O proprietário do imóvel foi orientado a realizar os reparos necessários. A situação, embora não tenha causado vítimas, expôs a fragilidade de estruturas comerciais e a urgência de ações preventivas. Roberto Wagner, presidente do Conselho Regional de Engenharia e Agronomia do RN (CREA-RN), explica que a fiscalização depende do tipo de ocorrência. “No caso desses dois desabamentos recentes, temos duas circunstâncias distintas. Uma, ocorria uma obra que não tinha responsável técnico, não tinha engenheiro, não tinha ninguém, e numa demolição, provocou a morte de alguém que estava passando na calçada”, detalha.
Roberto explica que, neste cenário específico, o CREA atua diretamente. “O proprietário do imóvel, é multado, é acionado pelo CREA por exercício ilegal da profissão. Então vai ocorrer um processo, ele vai ser multado, e também a gente comunica, no caso, a Defesa Civil e a Polícia Civil, para que sejam feitas as apurações civis e criminais.” Já no caso da padaria, sem obra em andamento, a atuação do órgão se restringe. “A nossa ação é mais limitada, porque a gente está sempre rastreando onde tem o exercício profissional. Em caso de não ocorrer obra, a gente precisa contar com a ajuda da população”, relata o profissional.

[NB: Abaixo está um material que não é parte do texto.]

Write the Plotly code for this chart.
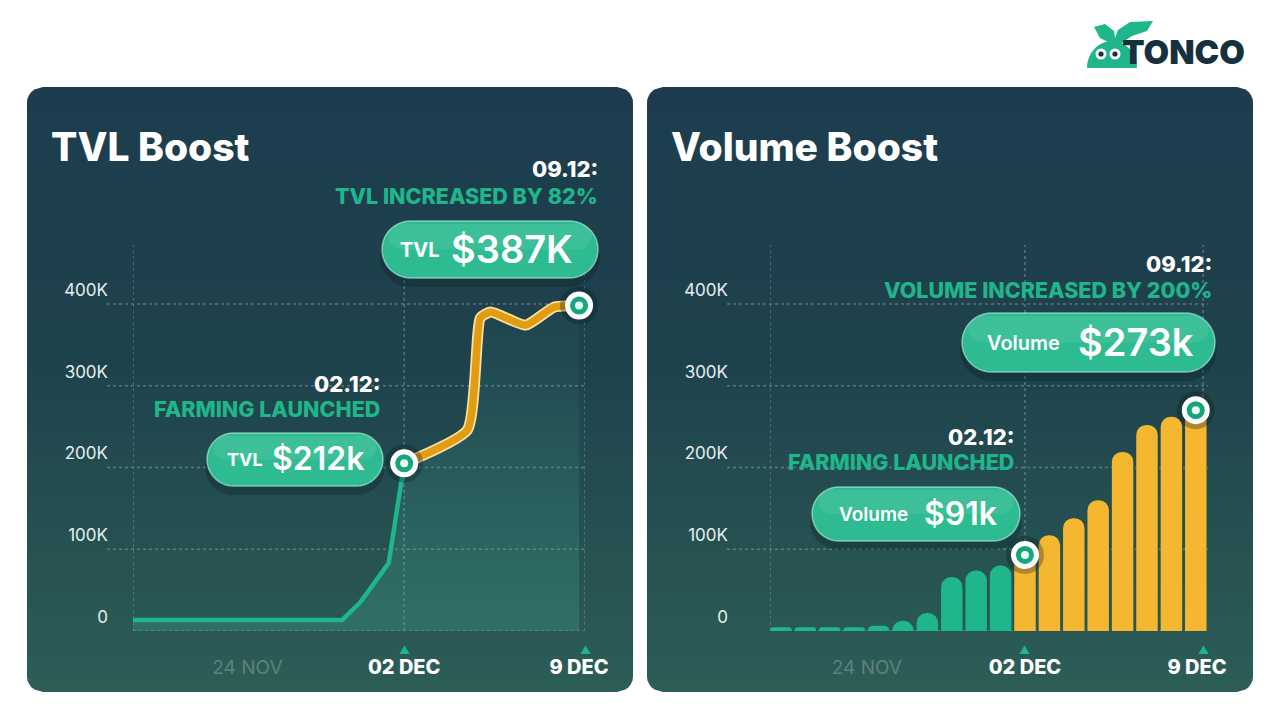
import numpy as np
import plotly.graph_objects as go

W, H = 1280, 720

# ---------------- data ----------------
# TVL (thousand $) by day offset from 02 DEC
tvl_pre_days = [-10.5, -2.4, -1.7, -0.6, 0.0]
tvl_pre_vals = [13.5, 13.5, 35, 83, 205]
tvl_post_days = [0.0, 2.45, 2.95, 3.35, 4.7, 5.8, 6.77]
tvl_post_vals = [205, 246, 383, 390, 374, 396, 398]

# Daily volume (thousand $), day offset from 02 DEC
vol_days = list(range(-10, 8))
vol_vals = [4.5, 4.5, 4.5, 4.5, 6.5, 12.5, 22, 66, 74, 80,
            93, 117, 138, 160, 219, 252, 262, 270]

y_tickvals = [0, 100, 200, 300, 400]
y_ticktext = ["0", "100K", "200K", "300K", "400K"]
tvl_xticks = [-6.07, 0, 6.77]
vol_xticks = [-6.48, 0, 7.05]
x_ticktext = ["24 NOV", "02 DEC", "9 DEC"]

TEAL = "#1fb68c"
GOLD = "#f5b730"
ORANGE = "#e29c14"
FONT = "Inter"


def px(x):
    return x / W


def py(y):
    return 1 - y / H


def rr_points(x0, y0, x1, y1, r, k=12):
    pts = []
    for cx, cy, a0, a1 in [(x1 - r, y0 + r, -90, 0), (x1 - r, y1 - r, 0, 90),
                           (x0 + r, y1 - r, 90, 180), (x0 + r, y0 + r, 180, 270)]:
        for a in np.linspace(np.radians(a0), np.radians(a1), k):
            pts.append((cx + r * np.cos(a), cy + r * np.sin(a)))
    return pts


def path_from(pts):
    return "M " + " L ".join(f"{px(x):.5f},{py(y):.5f}" for x, y in pts) + " Z"


def rr_shape(x0, y0, x1, y1, r, fill, line=None, layer="below"):
    return dict(type="path", path=path_from(rr_points(x0, y0, x1, y1, r)),
                xref="paper", yref="paper", fillcolor=fill,
                line=line or dict(width=0), layer=layer)


def interp(stops, t):
    for (t0, c0), (t1, c1) in zip(stops[:-1], stops[1:]):
        if t0 <= t <= t1:
            f = (t - t0) / (t1 - t0)
            c = [round(a + (b - a) * f) for a, b in zip(c0, c1)]
            return f"rgb({c[0]},{c[1]},{c[2]})"
    c = stops[-1][1]
    return f"rgb({c[0]},{c[1]},{c[2]})"


def panel_shapes(x0, y0, x1, y1, r, stops, n=50):
    def ext(y):
        if y < y0 + r:
            dy = y0 + r - y
        elif y > y1 - r:
            dy = y - (y1 - r)
        else:
            dy = 0
        dy = min(dy, r)
        dx = r - np.sqrt(max(r * r - dy * dy, 0))
        return x0 + dx, x1 - dx
    out = []
    edges = np.linspace(y0, y1, n + 1)
    for i in range(n):
        ya = edges[i]
        yb = min(edges[i + 1] + 1.0, y1)
        ys = np.linspace(ya, yb, 6)
        left = [(ext(y)[0], y) for y in ys]
        right = [(ext(y)[1], y) for y in ys[::-1]]
        out.append(dict(type="path", path=path_from(left + right), xref="paper",
                        yref="paper", fillcolor=interp(stops, (i + 0.5) / n),
                        line=dict(width=0), layer="below"))
    return out


stops = [(0.0, (29, 61, 78)), (0.45, (30, 66, 76)), (1.0, (44, 93, 87))]

shapes = []
shapes += panel_shapes(27, 87, 633, 692, 16, stops)
shapes += panel_shapes(647, 87, 1253, 692, 16, stops)

GRID = "rgba(150,180,185,0.45)"
# horizontal gridlines
for (xl, xr, yref) in [(107, 585, "y"), (727, 1208, "y2")]:
    for v in y_tickvals:
        x_start = xl if v > 0 else (133 if yref == "y" else 770)
        shapes.append(dict(type="line", xref="paper", yref=yref, x0=px(x_start), x1=px(xr),
                           y0=v * 1000, y1=v * 1000, layer="below",
                           line=dict(color=GRID, width=1.5, dash="dot")))
# vertical gridlines
for xv in [-10.5, 0, 7]:
    shapes.append(dict(type="line", xref="x", yref="y", x0=xv, x1=xv, y0=0, y1=472000,
                       layer="below", line=dict(color=GRID, width=1.5, dash="dot")))
for xv in [-10.45, 0, 7.3]:
    shapes.append(dict(type="line", xref="x2", yref="y2", x0=xv, x1=xv, y0=0, y1=472000,
                       layer="below", line=dict(color=GRID, width=1.5, dash="dot")))

# pills
PILL_LINE = dict(color="rgba(200,255,235,0.55)", width=1.5)
pills = [(382, 221, 598, 278), (207, 433, 383, 486), (962, 313, 1215, 372), (812, 487, 1020, 541)]
for (x0, y0, x1, y1) in pills:
    r = (y1 - y0) / 2
    shapes.append(rr_shape(x0 - 2, y0 + 6, x1 + 2, y1 + 9, r + 2, "rgba(8,30,35,0.30)", layer="above"))
    shapes.append(rr_shape(x0, y0, x1, y1, r, "#2fbb92", PILL_LINE, layer="above"))
    shapes.append(rr_shape(x0 + 6, y0 + 3, x1 - 6, y0 + (y1 - y0) * 0.5, r * 0.5,
                           "rgba(255,255,255,0.07)", layer="above"))

# logo shapes
shapes.append(dict(type="path", xref="paper", yref="paper", fillcolor=TEAL, line=dict(width=0),
                   path=path_from([(1087 + 50 * (1 - np.cos(a)) / 2, 68 - 27 * np.sin(a))
                                   for a in np.linspace(0, np.pi, 30)])))
shapes.append(dict(type="path", xref="paper", yref="paper", fillcolor=TEAL, line=dict(width=0),
                   path=path_from([(1112, 44), (1100, 38), (1094, 27), (1105, 24), (1114, 31), (1116, 44)])))
shapes.append(dict(type="path", xref="paper", yref="paper", fillcolor=TEAL, line=dict(width=0),
                   path=path_from([(1113, 44), (1118, 30), (1130, 22), (1153, 21), (1147, 31), (1132, 36), (1120, 44)])))
for cx, cy in [(1101, 54), (1115, 54)]:
    shapes.append(dict(type="circle", xref="paper", yref="paper", x0=px(cx - 5.5), x1=px(cx + 5.5),
                       y0=py(cy + 5.5), y1=py(cy - 5.5), fillcolor="white", line=dict(width=0)))
    shapes.append(dict(type="circle", xref="paper", yref="paper", x0=px(cx - 2.6), x1=px(cx + 2.6),
                       y0=py(cy + 2.6), y1=py(cy - 2.6), fillcolor="#15313d", line=dict(width=0)))

fig = go.Figure()

# ---- TVL panel ----
all_x = tvl_pre_days + tvl_post_days[1:]
all_y = [v * 1000 for v in tvl_pre_vals + tvl_post_vals[1:]]
fig.add_trace(go.Scatter(x=all_x, y=all_y, mode="lines", line=dict(width=0), fill="tozeroy",
                         fillgradient=dict(type="vertical",
                                           colorscale=[[0, "rgba(70,185,160,0.24)"],
                                                       [1, "rgba(70,185,160,0.03)"]]),
                         hoverinfo="skip", xaxis="x", yaxis="y"))
fig.add_trace(go.Scatter(x=tvl_pre_days, y=[v * 1000 for v in tvl_pre_vals], mode="lines",
                         line=dict(color=TEAL, width=4.5), xaxis="x", yaxis="y"))
post_y = [v * 1000 for v in tvl_post_vals]
fig.add_trace(go.Scatter(x=tvl_post_days, y=post_y, mode="lines",
                         line=dict(color="#fbe1a0", width=11, shape="spline", smoothing=0.5),
                         xaxis="x", yaxis="y"))
fig.add_trace(go.Scatter(x=tvl_post_days, y=post_y, mode="lines",
                         line=dict(color=ORANGE, width=7.5, shape="spline", smoothing=0.5),
                         xaxis="x", yaxis="y"))

mk_x = [tvl_post_days[0], tvl_post_days[-1]]
mk_y = [post_y[0], post_y[-1]]

# ---- Volume panel ----
bar_colors = [TEAL if d < 0 else GOLD for d in vol_days]
fig.add_trace(go.Bar(x=vol_days, y=[v * 1000 for v in vol_vals], width=0.88,
                     marker=dict(color=bar_colors, line=dict(width=0), cornerradius=11),
                     xaxis="x2", yaxis="y2"))
vm_x = [0, vol_days[-1]]
vm_y = [vol_vals[vol_days.index(0)] * 1000, vol_vals[-1] * 1000]

for xs, ys, xa, ya in [(mk_x, mk_y, "x", "y"), (vm_x, vm_y, "x2", "y2")]:
    fig.add_trace(go.Scatter(x=xs, y=ys, mode="markers", cliponaxis=False,
                             marker=dict(size=38, color="rgba(5,25,30,0.30)"), xaxis=xa, yaxis=ya))
    fig.add_trace(go.Scatter(x=xs, y=ys, mode="markers", cliponaxis=False,
                             marker=dict(size=23, color="#17a57e", line=dict(color="white", width=5)),
                             xaxis=xa, yaxis=ya))
    fig.add_trace(go.Scatter(x=xs, y=ys, mode="markers", cliponaxis=False,
                             marker=dict(size=8, color="#eafaf4"), xaxis=xa, yaxis=ya))

# ---- annotations ----
ann = []


def txt(text, x, y, size, color="white", weight=700, anchor="right"):
    ann.append(dict(text=text, x=px(x), y=py(y), xref="paper", yref="paper", showarrow=False,
                    xanchor=anchor, yanchor="middle",
                    font=dict(family=FONT, size=size, color=color, weight=weight)))


txt("TVL Boost", 49, 147, 39, anchor="left", weight=800)
txt("Volume Boost", 669, 147, 39, anchor="left", weight=800)

txt("09.12:", 600, 169, 22, weight=800)
txt("TVL INCREASED BY 82%", 600, 196, 21.5, color=TEAL, weight=800)
txt("02.12:", 382, 384, 22, weight=800)
txt("FARMING LAUNCHED", 382, 409, 21.5, color=TEAL, weight=800)
txt("09.12:", 1214, 264, 22, weight=800)
txt("VOLUME INCREASED BY 200%", 1214, 290, 21.5, color=TEAL, weight=800)
txt("02.12:", 1016, 437, 22, weight=800)
txt("FARMING LAUNCHED", 1016, 462, 21.5, color=TEAL, weight=800)

txt("TVL", 420, 250, 20, anchor="center", weight=700)
txt("$387K", 512, 249, 38, anchor="center", weight=600)
txt("TVL", 245, 460, 18, anchor="center", weight=700)
txt("$212k", 318, 459, 32, anchor="center", weight=600)
txt("Volume", 1023, 343, 20, anchor="center", weight=600)
txt("$273k", 1136, 342, 38, anchor="center", weight=600)
txt("Volume", 873, 514, 19, anchor="center", weight=600)
txt("$91k", 960, 513, 32, anchor="center", weight=600)

txt("TONCO", 1247, 52, 33, color="#15313d", anchor="right", weight=900)

for xv, xa in [(0, "x"), (7, "x"), (0, "x2"), (7.3, "x2")]:
    ann.append(dict(text="▲", x=xv, y=py(650), xref=xa, yref="paper", showarrow=False,
                    xanchor="center", yanchor="middle", font=dict(size=11, color=TEAL)))

xt_text = [f"<span style='color:#5f817c;font-weight:400'>{x_ticktext[0]}</span>",
           f"<span style='font-size:20px;font-weight:800'>{x_ticktext[1]}</span>",
           f"<span style='font-size:20px;font-weight:800'>{x_ticktext[2]}</span>"]

yax = dict(range=[0, 472000], showgrid=False, zeroline=False, showline=False, ticks="",
           tickvals=[v * 1000 for v in y_tickvals], ticktext=y_ticktext, automargin=False,
           tickfont=dict(family=FONT, size=17, color="#e6efef"), ticklabelshift=-14,
           domain=[py(631), py(245)], fixedrange=True)
xax = dict(showgrid=False, zeroline=False, showline=False, ticks="", automargin=False,
           tickfont=dict(family=FONT, size=19, color="white"), ticklabelstandoff=23,
           fixedrange=True)

fig.update_layout(
    width=W, height=H, margin=dict(l=0, r=0, t=0, b=0, pad=0, autoexpand=False),
    paper_bgcolor="white", plot_bgcolor="rgba(0,0,0,0)",
    showlegend=False, bargap=0.1,
    font=dict(family=FONT),
    xaxis=dict(xax, domain=[px(133), px(585)], range=[-10.5, 7], tickvals=tvl_xticks,
               ticktext=xt_text, anchor="y"),
    yaxis=dict(yax, anchor="x", ticklabelstandoff=24),
    xaxis2=dict(xax, domain=[px(770), px(1208)], range=[-10.45, 7.5], tickvals=vol_xticks,
                ticktext=xt_text, anchor="y2"),
    yaxis2=dict(yax, anchor="x2", ticklabelstandoff=41),
    shapes=shapes, annotations=ann,
)

fig.write_html("out.html", config=dict(displayModeBar=False),
               post_script="document.body.style.margin='0';document.body.style.overflow='hidden';")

O CREA reforça que, em casos de obras em andamento, a participação da população é essencial para a prevenção. “Quando a gente pega, a gente abre, lavra um auto de infração para o proprietário como exercício ilegal, mas em caso de não ocorrer obra, a gente precisa contar com a ajuda da população, denunciando para que nossa fiscalização vá a campo e a gente permita que um profissional seja responsável ou cobre do dono do imóvel uma ação preventiva de manutenção”, reforça Roberto Wagner.
Histórico de desabamentos
Outro episódio ocorreu mais cedo, em 27 de março, quando um casarão antigo desabou na Rua Frei Miguelinho, no bairro histórico da Ribeira. A queda destruiu também o prédio vizinho, onde funcionava o almoxarifado de uma empresa de refrigeração. A fachada principal foi a única parte da estrutura que permaneceu de pé. O local, próximo à Casa da Ribeira, está em uma região conhecida por abrigar imóveis históricos com décadas de existência e pouca manutenção.
Este não é um caso isolado na Ribeira. Em 2020, outro casarão desabou na Rua Chile, onde funcionava a antiga boate Arpege. Um relatório da Defesa Civil divulgado em 2018 já apontava que pelo menos 22 imóveis em Natal estavam sob risco de colapso. A ausência de cuidados, segundo o documento, transformava as estruturas em pontos críticos, com potencial para tragédias e riscos à saúde pública.